In a league obsessed with instant gratification, the Washington Wizards are playing the long game, and for the first time in a while in Washington, it might actually be working.

This year’s Summer League roster isn’t just a group of rookies and fringe players fighting for contracts and playing for themselves. It’s a blueprint. A glimpse of what the Wizards could become: a team built not on patchwork veterans or Ted Leonsis’s disaster-class in short-term success, but on the rarest commodity in the NBA, patience.

A Young Core Unlike Any Other

Wizards First Round Pick Tre Johnson
Jun 25, 2025; Brooklyn, NY, USA; Tre Johnson stands with NBA commissioner Adam Silver after being selected as the sixth pick by the Washington Wizards in the first round of the 2025 NBA Draft at Barclays Center. Mandatory Credit: Brad Penner-Imagn Images


Seven first-round picks from the last two drafts. Let that sink in.

  • Alex Sarr (No. 2, 2024)
  • Bub Carrington (No. 14, 2024)
  • Kyshawn George (No. 24, 2024)
  • AJ Johnson (No. 23, 2024)
  • Tre Johnson (No. 6, 2025)
  • Will Riley (No. 21, 2025)
  • Dillon Jones (No. 26, 2024)

Add in second-rounder Jamir Watkins, a defensive menace, and you’ve got a Summer League roster that looks suspiciously like a future NBA rotation.

The Experiment No One Else Can Run


Most teams use the Summer League to evaluate one or two rookies. The Wizards? They’re evaluating seven different rookies. This isn’t just about individual development; it’s about system integration. How does Bub Carrington’s tempo mesh with Tre Johnson’s off-ball movement? Can Sarr and George anchor a switch-heavy defense? Will Riley and Watkins bring enough edge off the bench?

No other franchise has the luxury, or the audacity, to run this kind of simulation.

A Youth Movement With Intent

Between the draft and a flurry of smart trades, Washington has quietly amassed one of the youngest and most talented groups in the league. The additions of Cam Whitmore, Malaki Branham, and Blake Wesley, each former first-rounders acquired via trade this offseason, only add fuel to the rebuild. They join 2024 first-round pick Bub Carrington, who has been given the keys to Washington’s offense after the Jordan Poole trade, after showing real two-way promise as a rookie, in forming a deep, layered core.

That’s 11 first-rounders now under team control, nearly an entire roster of recent lottery or mid-first-round talent. Unlike past Wizards teams, these aren’t veterans clinging to contracts or young players buried in rotations. These guys are going to play. They’re going to fail. And they’re going to learn together.

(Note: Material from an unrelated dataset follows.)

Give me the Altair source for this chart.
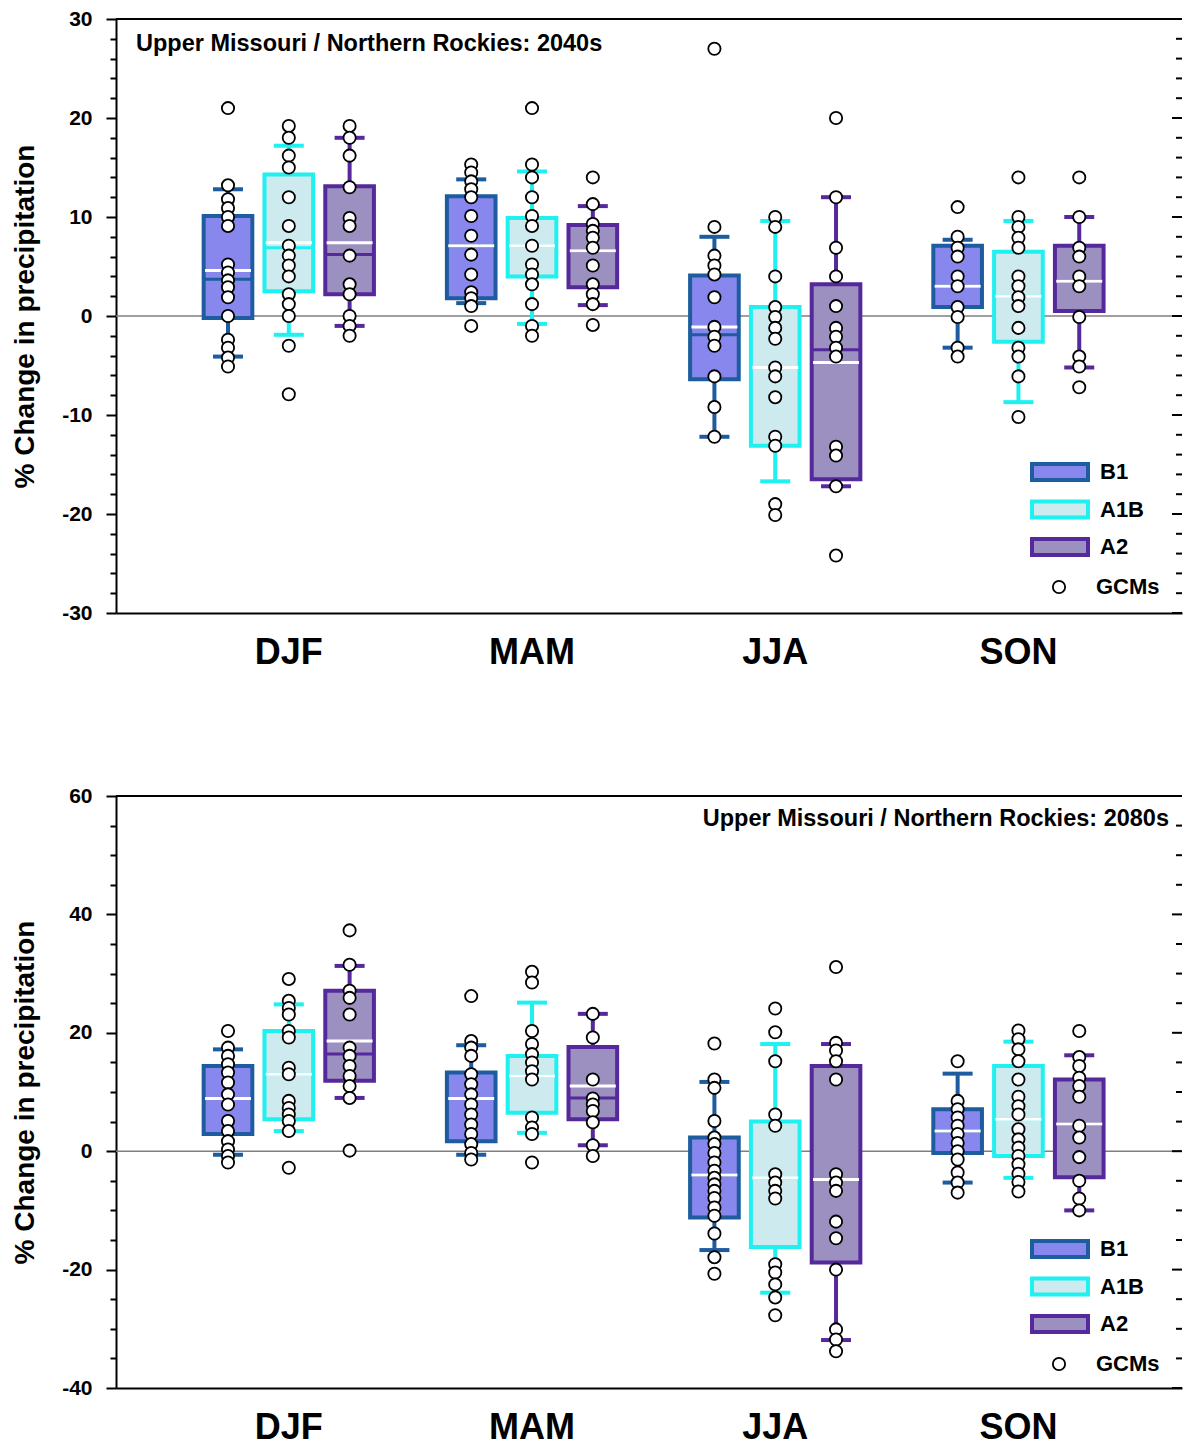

It’s a rebuild with real structure: elite length on the wings, athleticism across the backcourt, and switchable bigs who can grow into the modern NBA.

The Wizards aren’t just collecting names; they’re assembling a core with complementary skill sets.

Winning Matters (Even In July)


Some will scoff at the idea of a Summer League title. But for a franchise that’s spent years being irrelevant, winning matters. It builds belief. Creates buy-in and potential revenue. It gives a young core a taste of what it feels like to matter.

If the Wizards do hoist the Summer League trophy? It won’t be a fluke. It’ll be a signal.

A Rebuild With Roots


This isn’t a rebuild in name only. It’s not a tank job disguised as “development” or “retool.” It’s a look at how to build talent, identity, and culture. With assistant coach J.J. Outlaw at the helm for the Summer League and a front office finally aligned on vision, the Wizards are doing something radical: they’re trusting the process and the people.

End Of My Rant


While many are claiming the Eastern Conference is wide open. Injuries have sidelined contenders. Cap sheets are bloated. And while other teams scramble for short-term fixes, the Wizards are quietly assembling a foundation that could outlast them all.

Just don’t expect instant success right away; there will be ups and downs to this, and the virtue of patience will be required.

This Summer League isn’t just a showcase. It has to be a statement.

The Wizards aren’t waiting for the future.

They’re building it, five games at a time.